Reproducibility in Quantitative Research
Reproducibility has become one of the defining principles of modern quantitative research. A study is considered reproducible when another researcher can access the same data, follow the same methodology, and generate the same statistical outputs.
This is required to ensure that the method is free of any errors, is stable, and can repeatedly generate the same outcome from the same data inputs. Reproducibility lends to reliability, as these are not one off results or the outcome of a biased test. The preproducibility is quickly becoming the benchmark for fair and trustworthy testing.
Poor compatibility directly undermines reproducibility because researchers may interpret the same dataset differently depending on the software environment being used.
How Reproducibility Works in Practical Terms
For example, one statistical platform may classify missing values differently from another. A categorical variable may also import incorrectly if encoding standards are inconsistent. Even minor formatting differences can completely alter econometric results.
These are all results of an inconsistent system, one that cannot be reproduced and therefore the results are dubious or not reliable.

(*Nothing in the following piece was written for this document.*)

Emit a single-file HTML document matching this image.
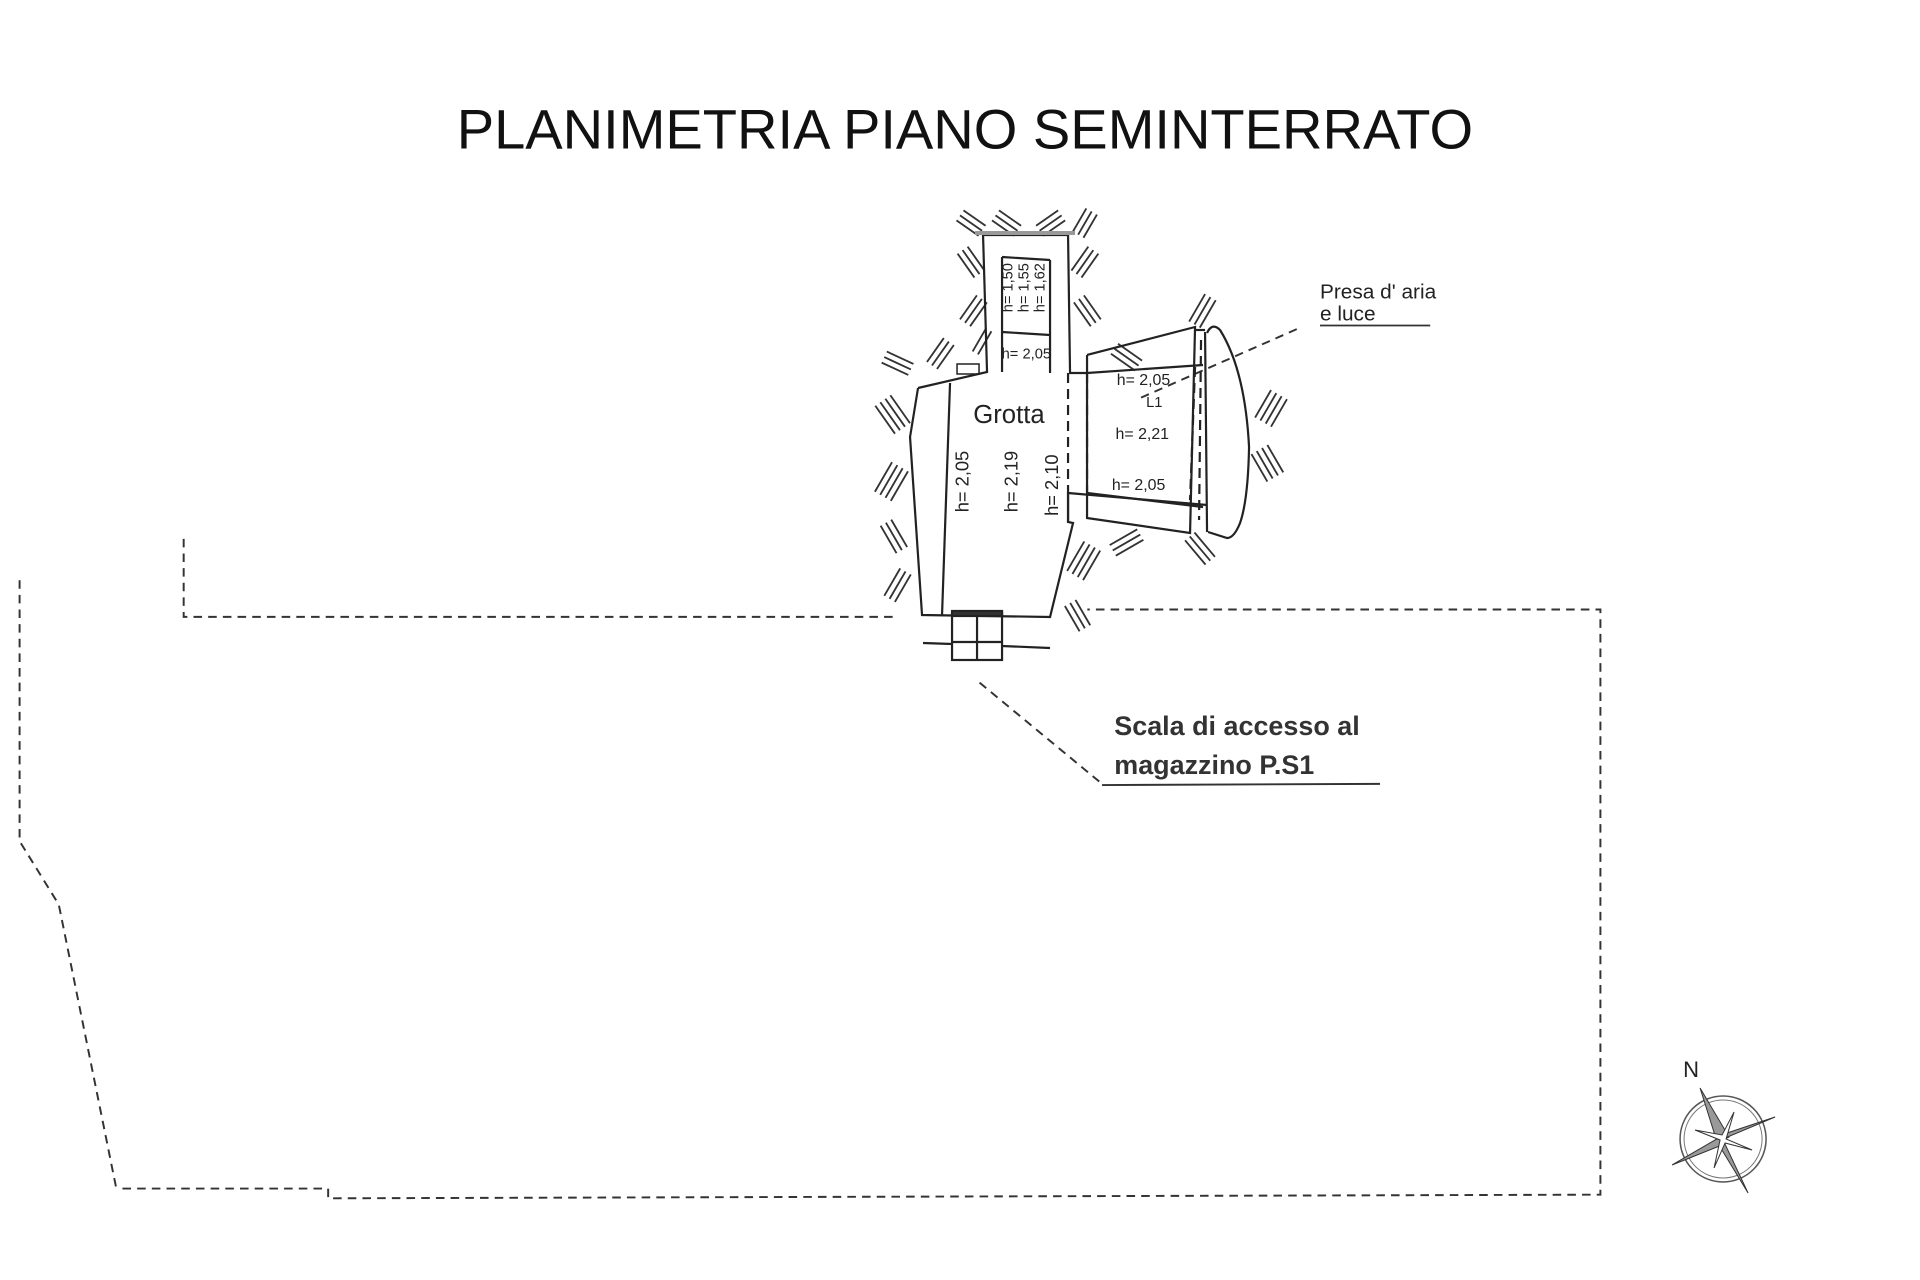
<!DOCTYPE html>
<html><head><meta charset="utf-8"><style>
html,body{margin:0;padding:0;background:#fff;}
svg{display:block;}
text{font-family:"Liberation Sans",sans-serif;fill:#222;}
</style></head><body>
<svg id="s" width="1920" height="1280" viewBox="0 0 1568 1050" preserveAspectRatio="none" xmlns="http://www.w3.org/2000/svg">
<rect width="1568" height="1050" fill="#fff"/>
<text x="788" y="122" text-anchor="middle" font-size="46" textLength="830" lengthAdjust="spacingAndGlyphs" style="fill:#111">PLANIMETRIA  PIANO  SEMINTERRATO</text>

<g fill="none" stroke="#333" stroke-width="1.6" stroke-dasharray="7,5">
<polyline points="16,476 16,690 48,742 95,975"/>
<polyline points="100,975 268,975 268,983 1303,980 1307,980 1307,500 888,500"/>
<polyline points="150,442 150,506 730,506"/>
<polyline points="800,560 900,643"/>
<polyline points="1059,270 930,327"/>
</g>
<line x1="900" y1="644" x2="1127" y2="643" stroke="#333" stroke-width="1.6"/>
<line x1="1078" y1="267" x2="1168" y2="267" stroke="#333" stroke-width="1.4"/>
<text x="1078" y="245" font-size="17">Presa d' aria</text>
<text x="1078" y="263" font-size="17">e luce</text>
<text x="910" y="603" font-size="22" style="font-weight:bold;fill:#333">Scala di accesso al</text>
<text x="910" y="635" font-size="22" style="font-weight:bold;fill:#333">magazzino P.S1</text>

<g id="hatch" stroke="#333" stroke-width="1.5"></g>

<g transform="scale(0.8167 0.8203)" fill="none" stroke="#222" stroke-width="2.2">
<polyline points="918,388 987,372 983,235 1068,235 1070,373 1087,373"/>
<polyline points="918,388 910,437 922,615 1050,617 1073,523 1068,522 1068,493 1207,505"/>
<line x1="1068" y1="493" x2="1068" y2="522"/>
<polyline points="950,383 942,615"/>
<polyline points="1002,257 1002,372"/><polyline points="1050,260 1050,373"/>
<line x1="1002" y1="257" x2="1050" y2="260"/>
<line x1="1002" y1="332" x2="1050" y2="335"/>
<rect x="957" y="364" width="22" height="10" stroke-width="1.5"/>
<line x1="975" y1="233" x2="1075" y2="233" stroke="#999" stroke-width="4"/>
<polyline points="1087,355 1195,327 1190,533 1087,518 1087,355"/>
<line x1="1087" y1="373" x2="1203" y2="365"/>
<line x1="1087" y1="493" x2="1203" y2="507"/>
<line x1="1205" y1="332" x2="1207" y2="532"/>
<line x1="1195" y1="330" x2="1205" y2="330"/>
<path d="M1207,333 Q1212,322 1220,330 Q1245,370 1249,447 Q1248,500 1240,523 Q1234,538 1227,538 L1208,532"/>
<g stroke-dasharray="10,6"><line x1="1068" y1="373" x2="1068" y2="493"/><line x1="1087" y1="373" x2="1087" y2="493"/><line x1="1195" y1="367" x2="1190" y2="500"/><line x1="1201" y1="340" x2="1199" y2="520"/></g>
<rect x="952" y="613" width="50" height="47"/>
<line x1="977" y1="613" x2="977" y2="660"/><line x1="952" y1="642" x2="1002" y2="642"/>
<line x1="923" y1="643" x2="952" y2="644"/><line x1="1002" y1="646" x2="1050" y2="648"/>
<rect x="952" y="611" width="50" height="5" fill="#333"/>
</g>

<text x="824" y="347" text-anchor="middle" font-size="21">Grotta</text>
<text x="818" y="294" font-size="12">h= 2,05</text>
<text x="912" y="316" font-size="13">h= 2,05</text>
<text x="936" y="334" font-size="12">L1</text>
<text x="911" y="360" font-size="13">h= 2,21</text>
<text x="908" y="402" font-size="13">h= 2,05</text>
<text transform="translate(791,395) rotate(-90)" text-anchor="middle" font-size="15">h= 2,05</text>
<text transform="translate(831,395) rotate(-90)" text-anchor="middle" font-size="15">h= 2,19</text>
<text transform="translate(864,398) rotate(-90)" text-anchor="middle" font-size="15">h= 2,10</text>
<text transform="translate(827,236) rotate(-90)" text-anchor="middle" font-size="12">h= 1,50</text>
<text transform="translate(840,236) rotate(-90)" text-anchor="middle" font-size="12">h= 1,55</text>
<text transform="translate(853,236) rotate(-90)" text-anchor="middle" font-size="12">h= 1,62</text>

<g transform="scale(0.8167 0.8203)">
<text x="1683" y="1077" font-size="22">N</text>
<circle cx="1723" cy="1139" r="43" fill="none" stroke="#555" stroke-width="1.5"/>
<circle cx="1723" cy="1139" r="39" fill="none" stroke="#777" stroke-width="1"/>
<g stroke="#333" stroke-width="1" fill="#999">
<polygon points="1700,1088 1729,1137 1723,1140 1748,1193 1717,1142"/>
<polygon points="1672,1165 1722,1145 1725,1138 1775,1117 1727,1133"/>
<polygon points="1734,1112 1726,1139 1752,1150 1725,1143 1714,1168 1720,1140 1695,1130 1722,1135" fill="#fff"/>
</g>
</g>
</svg>
<script>
var g=document.getElementById('hatch');
function H(x,y,ang,n,len,gap){
 var a=ang*Math.PI/180,dx=Math.cos(a)*len/2,dy=Math.sin(a)*len/2,px=-Math.sin(a)*gap,py=Math.cos(a)*gap;
 for(var i=0;i<n;i++){var cx=x+px*(i-(n-1)/2),cy=y+py*(i-(n-1)/2);
  var l=document.createElementNS('http://www.w3.org/2000/svg','line');
  l.setAttribute('x1',cx-dx);l.setAttribute('y1',cy-dy);l.setAttribute('x2',cx+dx);l.setAttribute('y2',cy+dy);g.appendChild(l);}
}
H(793,183,35,3,22,5);H(822,183,35,3,22,5);H(858,183,-35,3,22,5);H(886,183,-60,3,22,5);
H(793,215,55,3,24,5);H(795,255,-55,3,24,5);H(802,280,-60,2,22,5);
H(886,215,-55,3,24,5);H(888,255,55,3,24,5);
H(733,298,25,3,24,5);H(768,290,-55,3,24,5);
H(729,340,55,4,28,5);H(728,395,-60,4,28,5);H(730,440,60,3,26,5);H(733,480,-60,3,26,5);
H(885,460,-60,4,28,5);H(880,505,60,3,24,5);
H(920,293,35,3,24,5);H(982,255,-60,3,26,5);
H(1038,335,-60,4,26,5);H(1035,380,60,4,26,5);
H(920,445,-30,3,26,5);H(980,450,50,3,26,5);
</script>
</body></html>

This is why many institutions now require researchers to publish:
- Raw datasets
- Data dictionaries
- Import instructions
- Code scripts
- Preprocessing methodologies
Reproducible workflows improve transparency, strengthen confidence in research findings, and allow independent analysts to validate conclusions.
As quantitative finance and econometric modelling continue evolving, compatibility and reproducibility are becoming just as important as the models themselves. Without reliable data structures and standardized importing systems, even the most sophisticated quantitative research can produce unreliable conclusions.